**Instruction**
Begin with the first line of the material and write out each line exactly, ending with the line that contains "const yTicks = [0, 10, 20, 30, 40, 50, 60, 70];". Pictures are not part of the copy.

* BEGIN Data excerpt *

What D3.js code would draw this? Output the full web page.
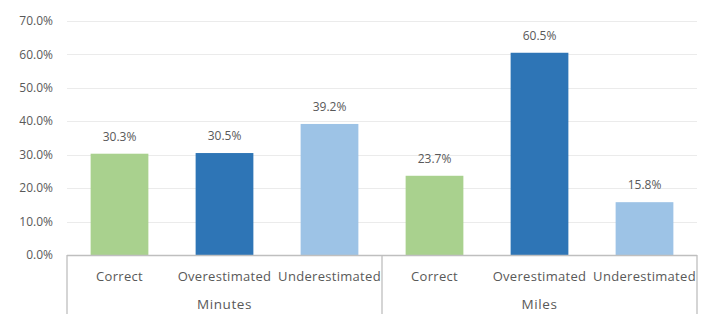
<!DOCTYPE html>
<html><head><meta charset="utf-8">
<script src="https://cdn.jsdelivr.net/npm/d3@7"></script>
<style>body{margin:0;background:#fff}svg{display:block}text{font-family:"Open Sans",sans-serif;fill:#595959}</style>
</head><body><svg id="c" width="704" height="314"></svg>
<script>
const groups = ["Minutes", "Miles"];
const categories = ["Correct", "Overestimated", "Underestimated"];
const values = [[30.3, 30.5, 39.2], [23.7, 60.5, 15.8]];
const colors = ["#A9D18E", "#2E75B6", "#9DC3E6"];
const yTicks = [0, 10, 20, 30, 40, 50, 60, 70];

(function () {
const svg = d3.select("#c");
const pl = 67, pr = 697, pt = 21, pb = 255;
const y = d3.scaleLinear().domain([0, 70]).range([pb, pt]);
const gx = d3.scaleBand().domain(groups).range([pl, pr]);
const cx = d3.scaleBand().domain(categories).range([0, gx.bandwidth()]).paddingInner(0.45).paddingOuter(0.225);

svg.append("g").selectAll("line").data(yTicks.slice(1)).join("line")
  .attr("x1", pl).attr("x2", pr)
  .attr("y1", d => Math.round(y(d)) + 0.5).attr("y2", d => Math.round(y(d)) + 0.5)
  .attr("stroke", "#EBEBEB").attr("stroke-width", 1);

svg.append("g").selectAll("text").data(yTicks).join("text")
  .attr("x", 53).attr("y", d => y(d)).attr("dy", "0.35em")
  .attr("text-anchor", "end").attr("font-size", 12)
  .text(d => d.toFixed(1) + "%");

const rows = [];
groups.forEach((g, gi) => categories.forEach((c, ci) => rows.push({g, c, v: values[gi][ci], color: colors[ci]})));
svg.append("g").selectAll("rect").data(rows).join("rect")
  .attr("x", d => gx(d.g) + cx(d.c)).attr("width", cx.bandwidth())
  .attr("y", d => y(d.v)).attr("height", d => pb - y(d.v))
  .attr("fill", d => d.color);

svg.append("g").selectAll("text").data(rows).join("text")
  .attr("x", d => gx(d.g) + cx(d.c) + cx.bandwidth() / 2)
  .attr("y", d => y(d.v) - 13)
  .attr("text-anchor", "middle").attr("font-size", 12)
  .text(d => d.v.toFixed(1) + "%");

const ax = svg.append("g").attr("stroke", "#BFBFBF").attr("stroke-width", 1.3);
ax.append("line").attr("x1", pl).attr("x2", pr).attr("y1", pb + 0.5).attr("y2", pb + 0.5);
[pl, gx("Miles"), pr].forEach(x => {
  ax.append("line").attr("x1", x).attr("x2", x).attr("y1", pb).attr("y2", 314);
});

svg.append("g").selectAll("text").data(rows).join("text")
  .attr("x", d => gx(d.g) + cx(d.c) + cx.bandwidth() / 2)
  .attr("y", 276).attr("dy", "0.35em")
  .attr("text-anchor", "middle").attr("font-size", 13).attr("letter-spacing", 0.3)
  .text(d => d.c);

svg.append("g").selectAll("text").data(groups).join("text")
  .attr("x", d => gx(d) + gx.bandwidth() / 2)
  .attr("y", 309)
  .attr("text-anchor", "middle").attr("font-size", 13.5).attr("letter-spacing", 0.6)
  .text(d => d);
})();
</script></body></html>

* END Data excerpt *

**Finished task**
What D3.js code would draw this? Output the full web page.
<!DOCTYPE html>
<html><head><meta charset="utf-8">
<script src="https://cdn.jsdelivr.net/npm/d3@7"></script>
<style>body{margin:0;background:#fff}svg{display:block}text{font-family:"Open Sans",sans-serif;fill:#595959}</style>
</head><body><svg id="c" width="704" height="314"></svg>
<script>
const groups = ["Minutes", "Miles"];
const categories = ["Correct", "Overestimated", "Underestimated"];
const values = [[30.3, 30.5, 39.2], [23.7, 60.5, 15.8]];
const colors = ["#A9D18E", "#2E75B6", "#9DC3E6"];
const yTicks = [0, 10, 20, 30, 40, 50, 60, 70];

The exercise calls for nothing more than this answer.